DATA SEGMENT:
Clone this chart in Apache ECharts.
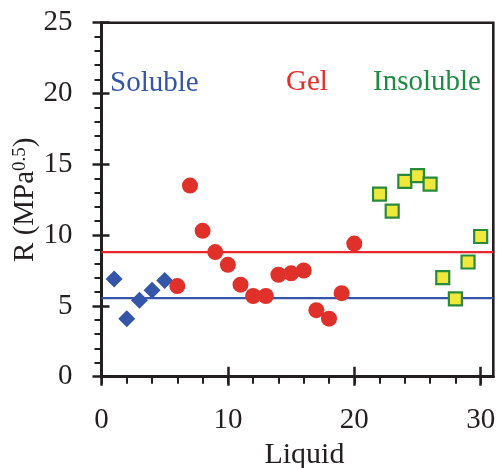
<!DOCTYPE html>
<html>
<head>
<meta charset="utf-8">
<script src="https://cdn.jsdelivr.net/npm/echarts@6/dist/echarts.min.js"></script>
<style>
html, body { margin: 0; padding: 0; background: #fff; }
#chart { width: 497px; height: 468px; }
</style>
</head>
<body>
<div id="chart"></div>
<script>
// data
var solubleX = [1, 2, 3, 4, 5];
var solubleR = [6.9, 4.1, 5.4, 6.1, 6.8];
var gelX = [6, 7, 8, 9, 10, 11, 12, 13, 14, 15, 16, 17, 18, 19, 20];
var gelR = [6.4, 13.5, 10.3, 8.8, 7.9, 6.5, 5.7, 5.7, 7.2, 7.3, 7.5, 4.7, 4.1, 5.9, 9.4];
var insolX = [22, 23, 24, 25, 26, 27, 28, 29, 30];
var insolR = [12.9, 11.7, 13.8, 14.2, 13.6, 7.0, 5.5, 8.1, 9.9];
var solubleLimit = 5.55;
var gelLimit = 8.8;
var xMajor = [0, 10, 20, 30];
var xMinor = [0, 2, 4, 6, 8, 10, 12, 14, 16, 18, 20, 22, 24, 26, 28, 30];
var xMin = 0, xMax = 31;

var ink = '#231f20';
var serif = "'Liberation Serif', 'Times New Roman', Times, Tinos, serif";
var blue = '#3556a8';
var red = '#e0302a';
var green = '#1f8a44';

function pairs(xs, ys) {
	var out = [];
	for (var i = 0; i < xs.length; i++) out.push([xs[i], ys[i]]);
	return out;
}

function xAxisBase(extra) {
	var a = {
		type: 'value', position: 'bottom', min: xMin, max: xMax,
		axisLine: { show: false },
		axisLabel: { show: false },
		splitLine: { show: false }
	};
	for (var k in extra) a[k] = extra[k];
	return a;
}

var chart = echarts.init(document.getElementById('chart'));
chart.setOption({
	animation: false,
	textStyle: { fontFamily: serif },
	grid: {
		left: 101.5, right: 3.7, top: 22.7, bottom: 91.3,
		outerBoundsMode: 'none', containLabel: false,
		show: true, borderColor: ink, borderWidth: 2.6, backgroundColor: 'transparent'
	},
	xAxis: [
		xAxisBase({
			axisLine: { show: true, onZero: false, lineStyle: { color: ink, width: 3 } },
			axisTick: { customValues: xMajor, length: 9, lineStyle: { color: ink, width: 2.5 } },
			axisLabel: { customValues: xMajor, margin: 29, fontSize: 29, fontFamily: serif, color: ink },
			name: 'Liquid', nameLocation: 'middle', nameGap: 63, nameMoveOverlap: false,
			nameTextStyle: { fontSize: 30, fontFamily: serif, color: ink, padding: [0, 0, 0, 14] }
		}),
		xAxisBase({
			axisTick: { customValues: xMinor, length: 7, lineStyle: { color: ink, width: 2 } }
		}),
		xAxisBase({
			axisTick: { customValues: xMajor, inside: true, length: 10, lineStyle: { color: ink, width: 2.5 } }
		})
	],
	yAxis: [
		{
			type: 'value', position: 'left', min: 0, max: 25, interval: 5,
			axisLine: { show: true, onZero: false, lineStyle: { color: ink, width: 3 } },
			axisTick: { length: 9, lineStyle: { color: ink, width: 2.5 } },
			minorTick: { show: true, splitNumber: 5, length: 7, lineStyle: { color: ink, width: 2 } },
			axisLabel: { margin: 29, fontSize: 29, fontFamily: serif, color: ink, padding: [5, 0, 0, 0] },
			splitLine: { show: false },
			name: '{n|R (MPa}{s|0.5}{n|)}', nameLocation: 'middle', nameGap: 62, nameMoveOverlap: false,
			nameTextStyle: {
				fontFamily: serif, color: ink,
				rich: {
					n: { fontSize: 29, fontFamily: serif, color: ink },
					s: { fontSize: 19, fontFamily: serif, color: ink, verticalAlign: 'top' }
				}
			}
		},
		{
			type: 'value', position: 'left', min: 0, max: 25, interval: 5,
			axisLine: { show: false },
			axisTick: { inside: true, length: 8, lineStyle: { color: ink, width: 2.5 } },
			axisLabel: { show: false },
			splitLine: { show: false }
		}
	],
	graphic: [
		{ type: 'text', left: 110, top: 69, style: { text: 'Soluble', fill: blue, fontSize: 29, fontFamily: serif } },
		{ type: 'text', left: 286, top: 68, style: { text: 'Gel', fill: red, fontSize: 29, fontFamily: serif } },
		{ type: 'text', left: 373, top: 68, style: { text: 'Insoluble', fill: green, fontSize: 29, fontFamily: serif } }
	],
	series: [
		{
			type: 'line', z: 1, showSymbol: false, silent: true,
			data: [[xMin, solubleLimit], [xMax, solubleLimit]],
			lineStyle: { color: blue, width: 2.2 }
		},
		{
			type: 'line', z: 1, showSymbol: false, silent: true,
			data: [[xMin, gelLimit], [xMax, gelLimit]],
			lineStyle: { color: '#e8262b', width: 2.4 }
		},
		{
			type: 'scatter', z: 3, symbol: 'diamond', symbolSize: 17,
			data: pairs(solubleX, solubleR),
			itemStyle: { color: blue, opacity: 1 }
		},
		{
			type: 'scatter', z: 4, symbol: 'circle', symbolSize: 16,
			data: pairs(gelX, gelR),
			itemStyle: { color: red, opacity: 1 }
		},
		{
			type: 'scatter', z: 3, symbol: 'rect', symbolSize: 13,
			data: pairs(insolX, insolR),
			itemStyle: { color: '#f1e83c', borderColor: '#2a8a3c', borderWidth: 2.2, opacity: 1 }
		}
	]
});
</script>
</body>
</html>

WORK INSTRUCTIONS:
Repeat the material above in full and exactly, apart from the pictures.

TASK OUTPUT:
Clone this chart in Apache ECharts.
<!DOCTYPE html>
<html>
<head>
<meta charset="utf-8">
<script src="https://cdn.jsdelivr.net/npm/echarts@6/dist/echarts.min.js"></script>
<style>
html, body { margin: 0; padding: 0; background: #fff; }
#chart { width: 497px; height: 468px; }
</style>
</head>
<body>
<div id="chart"></div>
<script>
// data
var solubleX = [1, 2, 3, 4, 5];
var solubleR = [6.9, 4.1, 5.4, 6.1, 6.8];
var gelX = [6, 7, 8, 9, 10, 11, 12, 13, 14, 15, 16, 17, 18, 19, 20];
var gelR = [6.4, 13.5, 10.3, 8.8, 7.9, 6.5, 5.7, 5.7, 7.2, 7.3, 7.5, 4.7, 4.1, 5.9, 9.4];
var insolX = [22, 23, 24, 25, 26, 27, 28, 29, 30];
var insolR = [12.9, 11.7, 13.8, 14.2, 13.6, 7.0, 5.5, 8.1, 9.9];
var solubleLimit = 5.55;
var gelLimit = 8.8;
var xMajor = [0, 10, 20, 30];
var xMinor = [0, 2, 4, 6, 8, 10, 12, 14, 16, 18, 20, 22, 24, 26, 28, 30];
var xMin = 0, xMax = 31;

var ink = '#231f20';
var serif = "'Liberation Serif', 'Times New Roman', Times, Tinos, serif";
var blue = '#3556a8';
var red = '#e0302a';
var green = '#1f8a44';

function pairs(xs, ys) {
	var out = [];
	for (var i = 0; i < xs.length; i++) out.push([xs[i], ys[i]]);
	return out;
}

function xAxisBase(extra) {
	var a = {
		type: 'value', position: 'bottom', min: xMin, max: xMax,
		axisLine: { show: false },
		axisLabel: { show: false },
		splitLine: { show: false }
	};
	for (var k in extra) a[k] = extra[k];
	return a;
}

var chart = echarts.init(document.getElementById('chart'));
chart.setOption({
	animation: false,
	textStyle: { fontFamily: serif },
	grid: {
		left: 101.5, right: 3.7, top: 22.7, bottom: 91.3,
		outerBoundsMode: 'none', containLabel: false,
		show: true, borderColor: ink, borderWidth: 2.6, backgroundColor: 'transparent'
	},
	xAxis: [
		xAxisBase({
			axisLine: { show: true, onZero: false, lineStyle: { color: ink, width: 3 } },
			axisTick: { customValues: xMajor, length: 9, lineStyle: { color: ink, width: 2.5 } },
			axisLabel: { customValues: xMajor, margin: 29, fontSize: 29, fontFamily: serif, color: ink },
			name: 'Liquid', nameLocation: 'middle', nameGap: 63, nameMoveOverlap: false,
			nameTextStyle: { fontSize: 30, fontFamily: serif, color: ink, padding: [0, 0, 0, 14] }
		}),
		xAxisBase({
			axisTick: { customValues: xMinor, length: 7, lineStyle: { color: ink, width: 2 } }
		}),
		xAxisBase({
			axisTick: { customValues: xMajor, inside: true, length: 10, lineStyle: { color: ink, width: 2.5 } }
		})
	],
	yAxis: [
		{
			type: 'value', position: 'left', min: 0, max: 25, interval: 5,
			axisLine: { show: true, onZero: false, lineStyle: { color: ink, width: 3 } },
			axisTick: { length: 9, lineStyle: { color: ink, width: 2.5 } },
			minorTick: { show: true, splitNumber: 5, length: 7, lineStyle: { color: ink, width: 2 } },
			axisLabel: { margin: 29, fontSize: 29, fontFamily: serif, color: ink, padding: [5, 0, 0, 0] },
			splitLine: { show: false },
			name: '{n|R (MPa}{s|0.5}{n|)}', nameLocation: 'middle', nameGap: 62, nameMoveOverlap: false,
			nameTextStyle: {
				fontFamily: serif, color: ink,
				rich: {
					n: { fontSize: 29, fontFamily: serif, color: ink },
					s: { fontSize: 19, fontFamily: serif, color: ink, verticalAlign: 'top' }
				}
			}
		},
		{
			type: 'value', position: 'left', min: 0, max: 25, interval: 5,
			axisLine: { show: false },
			axisTick: { inside: true, length: 8, lineStyle: { color: ink, width: 2.5 } },
			axisLabel: { show: false },
			splitLine: { show: false }
		}
	],
	graphic: [
		{ type: 'text', left: 110, top: 69, style: { text: 'Soluble', fill: blue, fontSize: 29, fontFamily: serif } },
		{ type: 'text', left: 286, top: 68, style: { text: 'Gel', fill: red, fontSize: 29, fontFamily: serif } },
		{ type: 'text', left: 373, top: 68, style: { text: 'Insoluble', fill: green, fontSize: 29, fontFamily: serif } }
	],
	series: [
		{
			type: 'line', z: 1, showSymbol: false, silent: true,
			data: [[xMin, solubleLimit], [xMax, solubleLimit]],
			lineStyle: { color: blue, width: 2.2 }
		},
		{
			type: 'line', z: 1, showSymbol: false, silent: true,
			data: [[xMin, gelLimit], [xMax, gelLimit]],
			lineStyle: { color: '#e8262b', width: 2.4 }
		},
		{
			type: 'scatter', z: 3, symbol: 'diamond', symbolSize: 17,
			data: pairs(solubleX, solubleR),
			itemStyle: { color: blue, opacity: 1 }
		},
		{
			type: 'scatter', z: 4, symbol: 'circle', symbolSize: 16,
			data: pairs(gelX, gelR),
			itemStyle: { color: red, opacity: 1 }
		},
		{
			type: 'scatter', z: 3, symbol: 'rect', symbolSize: 13,
			data: pairs(insolX, insolR),
			itemStyle: { color: '#f1e83c', borderColor: '#2a8a3c', borderWidth: 2.2, opacity: 1 }
		}
	]
});
</script>
</body>
</html>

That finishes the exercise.